Features
The morning after: Cincinnati

Take the cake / Chris Glass

The Queen City is a historic beer mecca, and now a hot spot for new breweries; explore the brew to your heart’s content, knowing that the morning eats will match your nighttime indulgences.

By Tyler Moss

Sugar N’ Spice Restaurant

Throwback diner Sugar N’ Spice has been serving everything nice since 1941, when it was opened by Mort Keller, a local barber who traded in sheers for a spatula. Today, owner and jolly brunch baron Steven Frankel wanders booth to booth, cracking jokes and sharing bites of fresh-baked brownie. Order a fluffy Philly Omelette stuffed with steak, peppers and Jack cheese, and a side of famous Whispy Thin Pancakes. Feeling particularly carnivorous? Consider the Slaughterhouse Five, a massive menagerie of meat in the form of a sausage link, pork patty, smoked sausage, bacon, eggs, home fries and goetta, a local German-American breakfast sausage made of ground meat and steel-cut oats lovingly known around town as Cincinnati Caviar.

Mayberry Gastro Pub

Centrally located in Cincinnati’s Over-the-Rhine neighborhood, Mayberry sits in the city’s former brewing district, where pre-Prohibition, lager-brewing German immigrants composed more than a quarter of the city’s population. Beer connoisseurs pack the wood-paneled space in the evenings, then return for brunch to order the city’s best gourmet grease: sour-cream-and-Cheddar-topped Tater Tot Casserole. If heavy and hearty is how you nurse a hangover, herbed biscuits with duck- fat sausage gravy, chunks of melt-in-your-mouth pork belly and a poached egg is the perfect prescription. A close second: the deep-fried Monte Christo sandwich piled high with pineapple, ham, bacon, Brie and fruit compote.

Take the Cake Cafe

Primarily a bakery, Take the Cake Cafe in the up-and-coming North Side neighborhood specializes in seasonal desserts, from berry-topped tortes to iced eclairs and intricate fondant facades on wedding cakes. Come weekends, the staff turns its baking talents to brunch: The chalk-scrawled menu changes based on the season (or the cooks’ moods), but regulars include ultrarich Very Berry French Toast Bread Pudding crowned with a cheesecake topping, and Buffalo Shrimp and Grits with bleu cheese and pickled celery. Study the showcase loaded with decadent sweets—poppyseed scones, chocolate macaroons, ecstasy-inducing peanut butter brownies—and grab dessert to go.

LATE-NIGHT BITE: Open 9 a.m. to 3 a.m.
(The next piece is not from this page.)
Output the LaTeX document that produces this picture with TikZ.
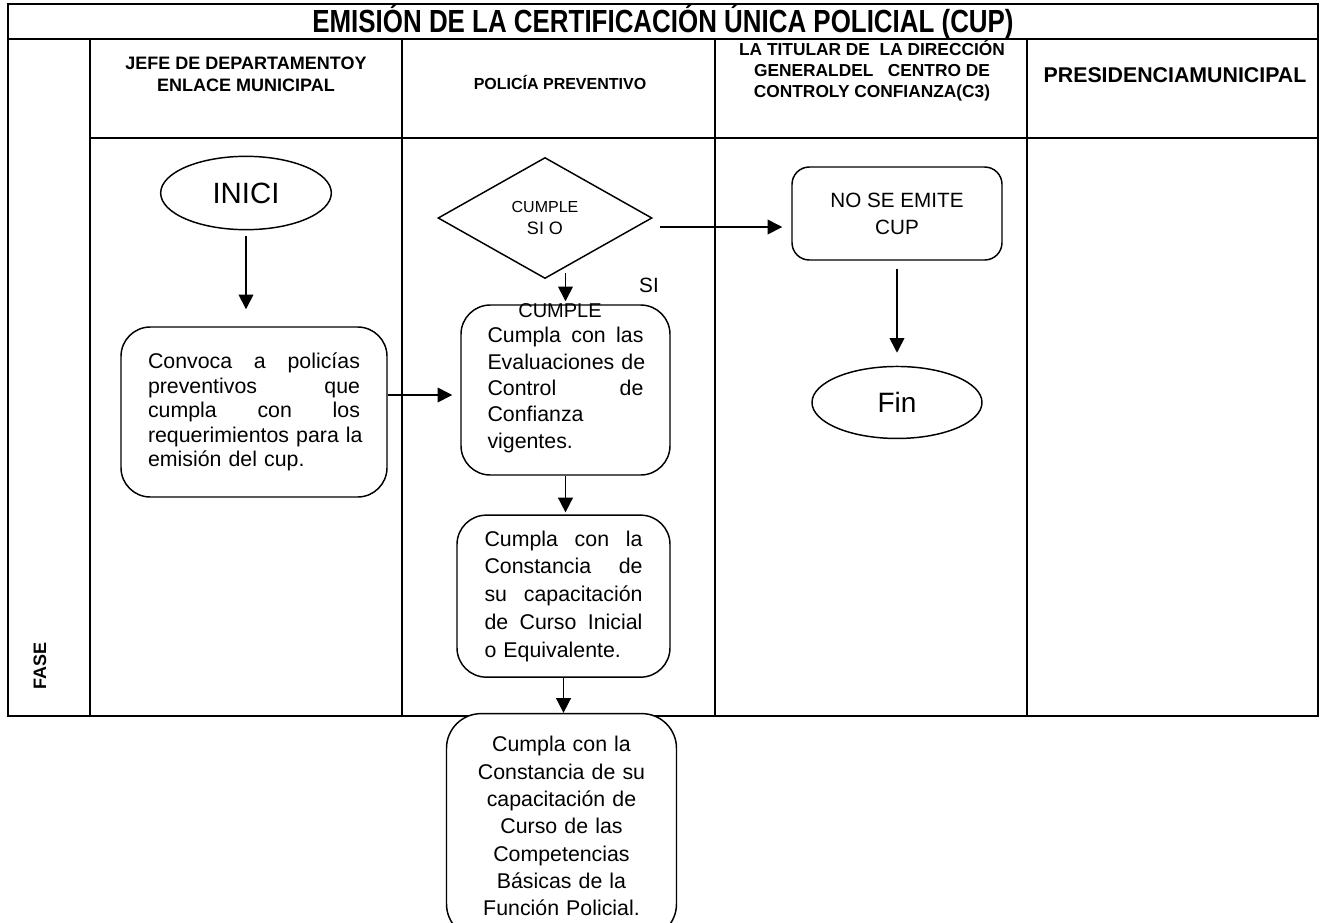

Tuesday through Saturday, Gilpin’s Steamed Grub in the heart of downtown has the fourth-meal market cornered: The late-night Drunk Menu (written in comically large lettering for easy reading) boasts everything from basic breakfast sandwiches to the more dynamic Doritos sandwich (turkey and Cheddar with honey mustard and Doritos on top).